---------- INFORMATION PROVIDED
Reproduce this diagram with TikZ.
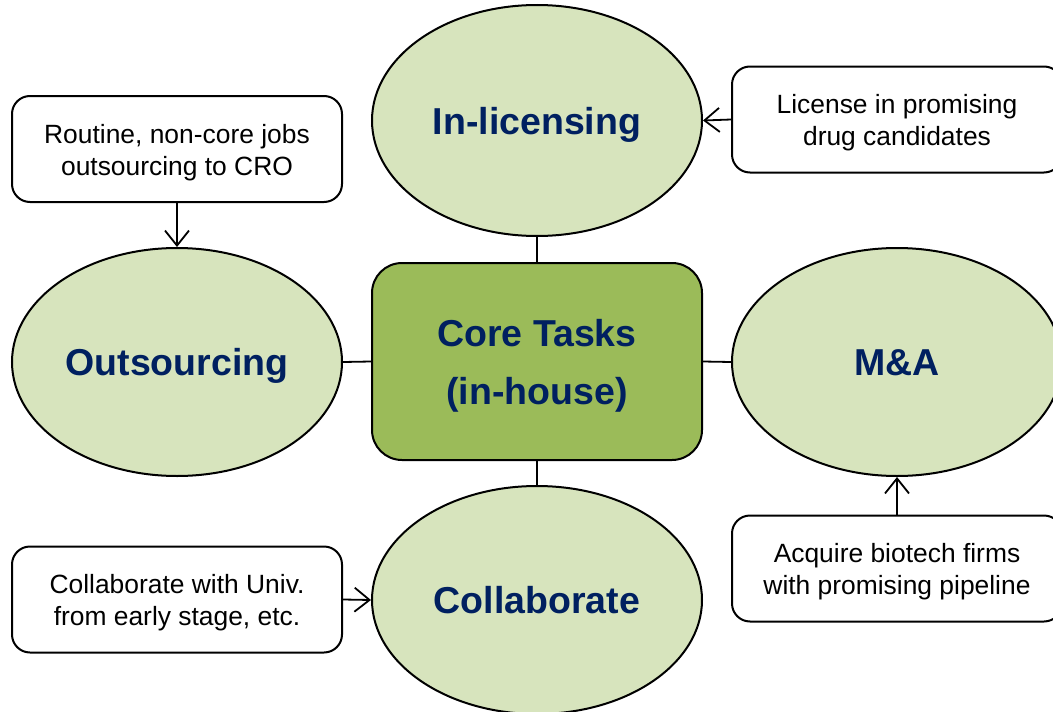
\documentclass[tikz,border=0pt]{standalone}
\usepackage{fontspec}
\setmainfont{Liberation Sans}
\usetikzlibrary{shapes.geometric,arrows.meta}
\definecolor{navy}{HTML}{002060}
\definecolor{lightgreen}{HTML}{D7E4BD}
\definecolor{midgreen}{HTML}{9BBB59}
\newcommand\notestrut{\rule{0pt}{25.5pt}}
\newcommand\corestrut{\rule{0pt}{36.5pt}}
\tikzset{
  oval/.style={ellipse, draw=black, line width=2pt, fill=lightgreen,
    minimum width=330pt, minimum height=228pt, inner sep=0pt,
    text height=27pt, text depth=0pt,
    text=navy, font=\fontsize{37.5}{44}\selectfont\bfseries},
  corebox/.style={rectangle, rounded corners=30pt, draw=black, line width=2pt,
    fill=midgreen, minimum width=330pt, minimum height=197pt, inner sep=0pt,
    text=navy, align=center, font=\fontsize{37.5}{58}\selectfont\bfseries},
  notebox/.style={rectangle, rounded corners=18pt, draw=black, line width=2pt,
    fill=white, minimum width=330pt, minimum height=106pt, inner sep=0pt,
    align=center, font=\fontsize{26.4}{32}\selectfont},
  link/.style={draw=black, line width=1.8pt},
  arr/.style={draw=black, line width=1.8pt, -{Straight Barb[length=15pt,width=24pt]}}
}
\begin{document}
\begin{tikzpicture}[x=1pt,y=-1pt]
\useasboundingbox (0,0) rectangle (1053,712);
% central box
\node[corebox] (core) at (537,361.5) {\corestrut Core Tasks\\(in-house)};
% ellipses
\node[oval, minimum height=231pt] (inl) at (537,120.5) {In-licensing};
\node[oval] (out) at (177,362) {Outsourcing};
\node[oval] (ma) at (897,362) {M\&A};
\node[oval] (col) at (537,600) {Collaborate};
% note boxes
\node[notebox] (tl) at (177,149) {\notestrut Routine, non-core jobs\\outsourcing to CRO};
\node[notebox] (tr) at (897,119.5) {\notestrut License in promising\\drug candidates};
\node[notebox] (br) at (897,568.5) {\notestrut Acquire biotech firms\\with promising pipeline};
\node[notebox] (bl) at (177,599.5) {\notestrut Collaborate with Univ.\\from early stage, etc.};
% links
\draw[link] (core) -- (inl);
\draw[link] (core) -- (col);
\draw[link] (core.west) -- (out.east);
\draw[link] (core.east) -- (ma.west);
% arrows
\draw[arr] (tl.south) -- (out.north);
\draw[arr] (tr.west) -- (inl.east);
\draw[arr] (br.north) -- (ma.south);
\draw[arr] (bl.east) -- (col.west);
\end{tikzpicture}
\end{document}
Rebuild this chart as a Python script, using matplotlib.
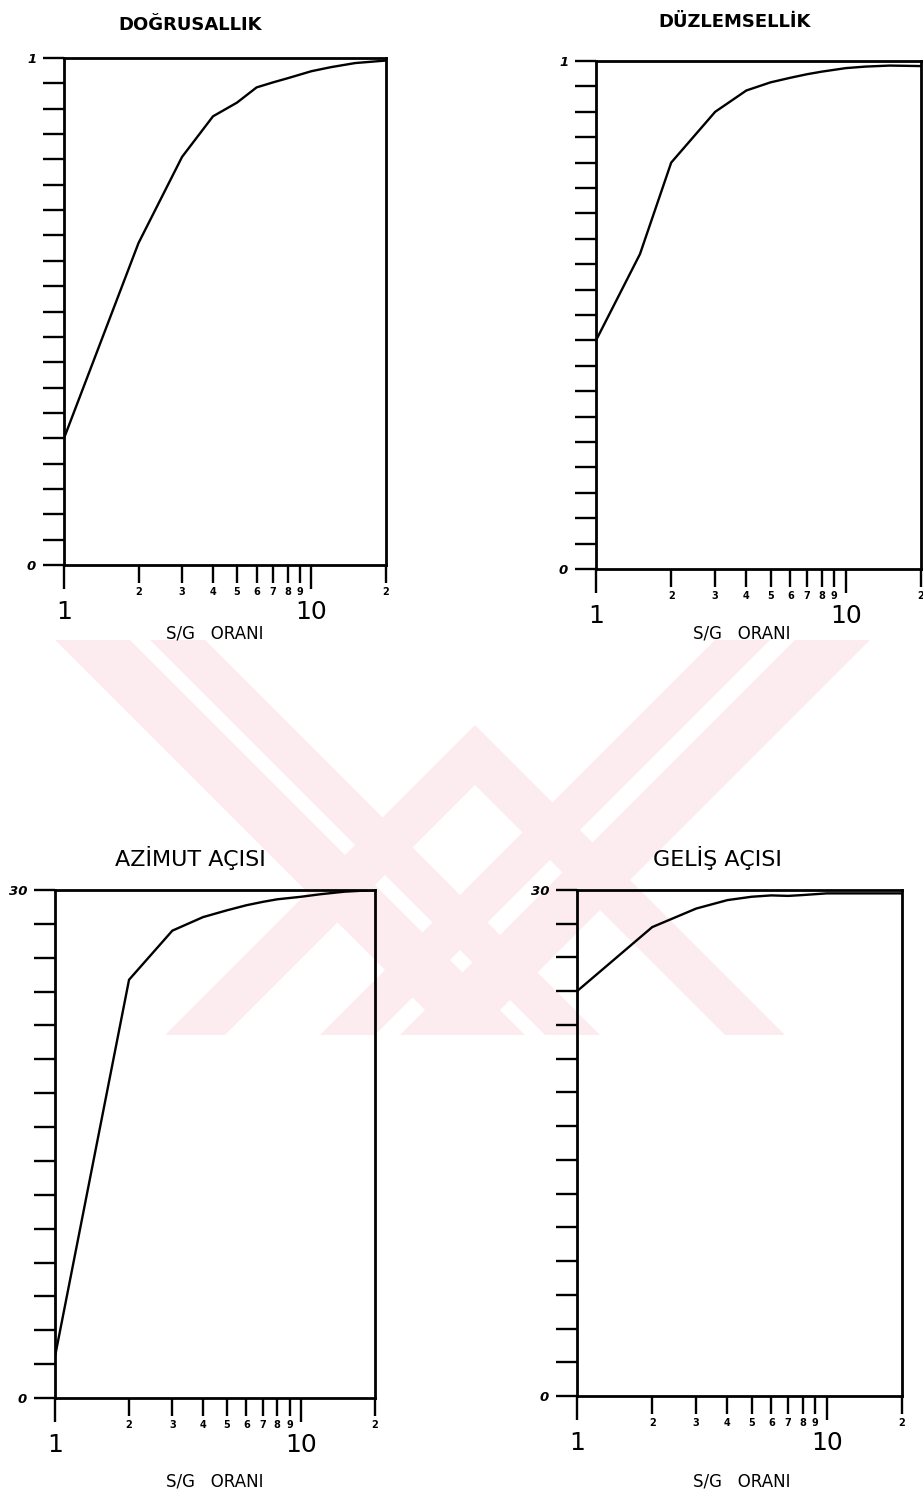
import numpy as np
import matplotlib
matplotlib.use('Agg')
import matplotlib.pyplot as plt
from matplotlib.patches import Polygon
from matplotlib.ticker import FixedLocator, FixedFormatter

# S/G ratio values and curves
sg_dog = [1, 2, 3, 4, 5, 6, 7, 8, 10, 12, 15, 20]
dogrusallik = [0.25, 0.635, 0.805, 0.885, 0.912, 0.942, 0.952, 0.96, 0.974, 0.982, 0.99, 0.995]

sg_duz = [1, 1.5, 2, 3, 4, 5, 6, 7, 8, 10, 12, 15, 20]
duzlemsellik = [0.45, 0.62, 0.80, 0.90, 0.942, 0.958, 0.967, 0.974, 0.979, 0.986, 0.989, 0.991, 0.99]

sg_az = [1, 2, 3, 4, 5, 6, 7, 8, 10, 12, 15, 20]
azimut = [2.45, 24.7, 27.6, 28.4, 28.8, 29.1, 29.3, 29.45, 29.6, 29.75, 29.9, 30.0]

sg_gel = [1, 2, 3, 4, 5, 6, 7, 8, 10, 15, 20]
gelis = [24.0, 27.8, 28.9, 29.4, 29.6, 29.68, 29.65, 29.7, 29.8, 29.8, 29.8]

minor_ticks = [2, 3, 4, 5, 6, 7, 8, 9, 20]
minor_labels = ['2', '3', '4', '5', '6', '7', '8', '9', '2']

W, H = 923, 1505
fig = plt.figure(figsize=(W / 100, H / 100), dpi=100)

#faint pink watermark between the two rows, clipped to its strip
y0, y1 = 640, 1035
wm = fig.add_axes([0, 1 - y1 / H, 1, (y1 - y0) / H], zorder=-5)
wm.set_xlim(0, W)
wm.set_ylim(y1, y0)
wm.axis('off')
pink = '#fcecef'

def band(xtop, xbot, w):
    return [(xtop, y0), (xtop + w, y0), (xbot + w, y1), (xbot, y1)]

shapes = [
    band(55, 450, 75), band(150, 545, 55),      # "\" arm
    band(795, 400, 75), band(715, 320, 55),     # "/" arm
    # lower chevron with its apex under the crossing
    [(165, y1), (475, 725), (785, y1), (725, y1), (475, 785), (225, y1)],
]
for s in shapes:
    wm.add_patch(Polygon(s, closed=True, facecolor=pink, edgecolor='none'))


def panel(rect, x, y, ymax, ytick_step, ytop_label):
    l, t, r, b = rect
    ax = fig.add_axes([l / W, 1 - b / H, (r - l) / W, (b - t) / H])
    ax.patch.set_alpha(0)
    ax.plot(x, y, color='black', lw=1.7)
    ax.set_xscale('log')
    ax.set_xlim(1, 20)
    ax.set_ylim(0, ymax)
    for s in ax.spines.values():
        s.set_linewidth(2.0)

    # y ticks: every step, only the ends labelled
    yt = np.arange(0, ymax + ytick_step / 2, ytick_step)
    ax.set_yticks(yt)
    ylabs = [''] * len(yt)
    ylabs[0] = '0'
    ylabs[-1] = ytop_label
    ax.set_yticklabels(ylabs, fontsize=9.5, fontweight='bold', fontstyle='italic')
    ax.tick_params(axis='y', direction='out', length=15, width=1.7, pad=5)

    # x ticks: decades with big labels, the rest small digits
    ax.xaxis.set_major_locator(FixedLocator([1, 10]))
    ax.xaxis.set_major_formatter(FixedFormatter(['1', '10']))
    ax.xaxis.set_minor_locator(FixedLocator(minor_ticks))
    ax.xaxis.set_minor_formatter(FixedFormatter(minor_labels))
    ax.tick_params(axis='x', which='major', direction='out', length=17, width=1.7,
                   labelsize=18, pad=8)
    ax.tick_params(axis='x', which='minor', direction='out', length=13, width=1.7,
                   labelsize=7, pad=3)
    for lab in ax.xaxis.get_minorticklabels():
        lab.set_fontweight('bold')
    return ax


panel((64, 58, 386, 565), sg_dog, dogrusallik, 1.0, 0.05, '1')
panel((596, 61, 921, 569), sg_duz, duzlemsellik, 1.0, 0.05, '1')
panel((55, 890, 375, 1398), sg_az, azimut, 30, 2, '30')
panel((577, 890, 902, 1396), sg_gel, gelis, 30, 2, '30')

# titles and axis captions
fig.text(190 / W, 1 - 25 / H, 'DOĞRUSALLIK', ha='center', va='center',
         fontsize=13, fontweight='bold')
fig.text(735 / W, 1 - 22 / H, 'DÜZLEMSELLİK', ha='center', va='center',
         fontsize=13, fontweight='bold')
fig.text(190 / W, 1 - 858 / H, 'AZİMUT AÇISI', ha='center', va='center', fontsize=16)
fig.text(717 / W, 1 - 858 / H, 'GELİŞ AÇISI', ha='center', va='center', fontsize=16)
for cx, cy in [(215, 634), (742, 634), (215, 1482), (742, 1482)]:
    fig.text(cx / W, 1 - cy / H, 'S/G   ORANI', ha='center', va='center', fontsize=12)

fig.savefig('out.png', dpi=100, facecolor='white')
--------------------
§ **TASK BRIEF**
Give all the lines above again, character for character, without pictures.

§ **TASK OUTPUT**
Reproduce this diagram with TikZ.
\documentclass[tikz,border=0pt]{standalone}
\usepackage{fontspec}
\setmainfont{Liberation Sans}
\usetikzlibrary{shapes.geometric,arrows.meta}
\definecolor{navy}{HTML}{002060}
\definecolor{lightgreen}{HTML}{D7E4BD}
\definecolor{midgreen}{HTML}{9BBB59}
\newcommand\notestrut{\rule{0pt}{25.5pt}}
\newcommand\corestrut{\rule{0pt}{36.5pt}}
\tikzset{
  oval/.style={ellipse, draw=black, line width=2pt, fill=lightgreen,
    minimum width=330pt, minimum height=228pt, inner sep=0pt,
    text height=27pt, text depth=0pt,
    text=navy, font=\fontsize{37.5}{44}\selectfont\bfseries},
  corebox/.style={rectangle, rounded corners=30pt, draw=black, line width=2pt,
    fill=midgreen, minimum width=330pt, minimum height=197pt, inner sep=0pt,
    text=navy, align=center, font=\fontsize{37.5}{58}\selectfont\bfseries},
  notebox/.style={rectangle, rounded corners=18pt, draw=black, line width=2pt,
    fill=white, minimum width=330pt, minimum height=106pt, inner sep=0pt,
    align=center, font=\fontsize{26.4}{32}\selectfont},
  link/.style={draw=black, line width=1.8pt},
  arr/.style={draw=black, line width=1.8pt, -{Straight Barb[length=15pt,width=24pt]}}
}
\begin{document}
\begin{tikzpicture}[x=1pt,y=-1pt]
\useasboundingbox (0,0) rectangle (1053,712);
% central box
\node[corebox] (core) at (537,361.5) {\corestrut Core Tasks\\(in-house)};
% ellipses
\node[oval, minimum height=231pt] (inl) at (537,120.5) {In-licensing};
\node[oval] (out) at (177,362) {Outsourcing};
\node[oval] (ma) at (897,362) {M\&A};
\node[oval] (col) at (537,600) {Collaborate};
% note boxes
\node[notebox] (tl) at (177,149) {\notestrut Routine, non-core jobs\\outsourcing to CRO};
\node[notebox] (tr) at (897,119.5) {\notestrut License in promising\\drug candidates};
\node[notebox] (br) at (897,568.5) {\notestrut Acquire biotech firms\\with promising pipeline};
\node[notebox] (bl) at (177,599.5) {\notestrut Collaborate with Univ.\\from early stage, etc.};
% links
\draw[link] (core) -- (inl);
\draw[link] (core) -- (col);
\draw[link] (core.west) -- (out.east);
\draw[link] (core.east) -- (ma.west);
% arrows
\draw[arr] (tl.south) -- (out.north);
\draw[arr] (tr.west) -- (inl.east);
\draw[arr] (br.north) -- (ma.south);
\draw[arr] (bl.east) -- (col.west);
\end{tikzpicture}
\end{document}
Rebuild this chart as a Python script, using matplotlib.
import numpy as np
import matplotlib
matplotlib.use('Agg')
import matplotlib.pyplot as plt
from matplotlib.patches import Polygon
from matplotlib.ticker import FixedLocator, FixedFormatter

# S/G ratio values and curves
sg_dog = [1, 2, 3, 4, 5, 6, 7, 8, 10, 12, 15, 20]
dogrusallik = [0.25, 0.635, 0.805, 0.885, 0.912, 0.942, 0.952, 0.96, 0.974, 0.982, 0.99, 0.995]

sg_duz = [1, 1.5, 2, 3, 4, 5, 6, 7, 8, 10, 12, 15, 20]
duzlemsellik = [0.45, 0.62, 0.80, 0.90, 0.942, 0.958, 0.967, 0.974, 0.979, 0.986, 0.989, 0.991, 0.99]

sg_az = [1, 2, 3, 4, 5, 6, 7, 8, 10, 12, 15, 20]
azimut = [2.45, 24.7, 27.6, 28.4, 28.8, 29.1, 29.3, 29.45, 29.6, 29.75, 29.9, 30.0]

sg_gel = [1, 2, 3, 4, 5, 6, 7, 8, 10, 15, 20]
gelis = [24.0, 27.8, 28.9, 29.4, 29.6, 29.68, 29.65, 29.7, 29.8, 29.8, 29.8]

minor_ticks = [2, 3, 4, 5, 6, 7, 8, 9, 20]
minor_labels = ['2', '3', '4', '5', '6', '7', '8', '9', '2']

W, H = 923, 1505
fig = plt.figure(figsize=(W / 100, H / 100), dpi=100)

#faint pink watermark between the two rows, clipped to its strip
y0, y1 = 640, 1035
wm = fig.add_axes([0, 1 - y1 / H, 1, (y1 - y0) / H], zorder=-5)
wm.set_xlim(0, W)
wm.set_ylim(y1, y0)
wm.axis('off')
pink = '#fcecef'

def band(xtop, xbot, w):
    return [(xtop, y0), (xtop + w, y0), (xbot + w, y1), (xbot, y1)]

shapes = [
    band(55, 450, 75), band(150, 545, 55),      # "\" arm
    band(795, 400, 75), band(715, 320, 55),     # "/" arm
    # lower chevron with its apex under the crossing
    [(165, y1), (475, 725), (785, y1), (725, y1), (475, 785), (225, y1)],
]
for s in shapes:
    wm.add_patch(Polygon(s, closed=True, facecolor=pink, edgecolor='none'))


def panel(rect, x, y, ymax, ytick_step, ytop_label):
    l, t, r, b = rect
    ax = fig.add_axes([l / W, 1 - b / H, (r - l) / W, (b - t) / H])
    ax.patch.set_alpha(0)
    ax.plot(x, y, color='black', lw=1.7)
    ax.set_xscale('log')
    ax.set_xlim(1, 20)
    ax.set_ylim(0, ymax)
    for s in ax.spines.values():
        s.set_linewidth(2.0)

    # y ticks: every step, only the ends labelled
    yt = np.arange(0, ymax + ytick_step / 2, ytick_step)
    ax.set_yticks(yt)
    ylabs = [''] * len(yt)
    ylabs[0] = '0'
    ylabs[-1] = ytop_label
    ax.set_yticklabels(ylabs, fontsize=9.5, fontweight='bold', fontstyle='italic')
    ax.tick_params(axis='y', direction='out', length=15, width=1.7, pad=5)

    # x ticks: decades with big labels, the rest small digits
    ax.xaxis.set_major_locator(FixedLocator([1, 10]))
    ax.xaxis.set_major_formatter(FixedFormatter(['1', '10']))
    ax.xaxis.set_minor_locator(FixedLocator(minor_ticks))
    ax.xaxis.set_minor_formatter(FixedFormatter(minor_labels))
    ax.tick_params(axis='x', which='major', direction='out', length=17, width=1.7,
                   labelsize=18, pad=8)
    ax.tick_params(axis='x', which='minor', direction='out', length=13, width=1.7,
                   labelsize=7, pad=3)
    for lab in ax.xaxis.get_minorticklabels():
        lab.set_fontweight('bold')
    return ax


panel((64, 58, 386, 565), sg_dog, dogrusallik, 1.0, 0.05, '1')
panel((596, 61, 921, 569), sg_duz, duzlemsellik, 1.0, 0.05, '1')
panel((55, 890, 375, 1398), sg_az, azimut, 30, 2, '30')
panel((577, 890, 902, 1396), sg_gel, gelis, 30, 2, '30')

# titles and axis captions
fig.text(190 / W, 1 - 25 / H, 'DOĞRUSALLIK', ha='center', va='center',
         fontsize=13, fontweight='bold')
fig.text(735 / W, 1 - 22 / H, 'DÜZLEMSELLİK', ha='center', va='center',
         fontsize=13, fontweight='bold')
fig.text(190 / W, 1 - 858 / H, 'AZİMUT AÇISI', ha='center', va='center', fontsize=16)
fig.text(717 / W, 1 - 858 / H, 'GELİŞ AÇISI', ha='center', va='center', fontsize=16)
for cx, cy in [(215, 634), (742, 634), (215, 1482), (742, 1482)]:
    fig.text(cx / W, 1 - cy / H, 'S/G   ORANI', ha='center', va='center', fontsize=12)

fig.savefig('out.png', dpi=100, facecolor='white')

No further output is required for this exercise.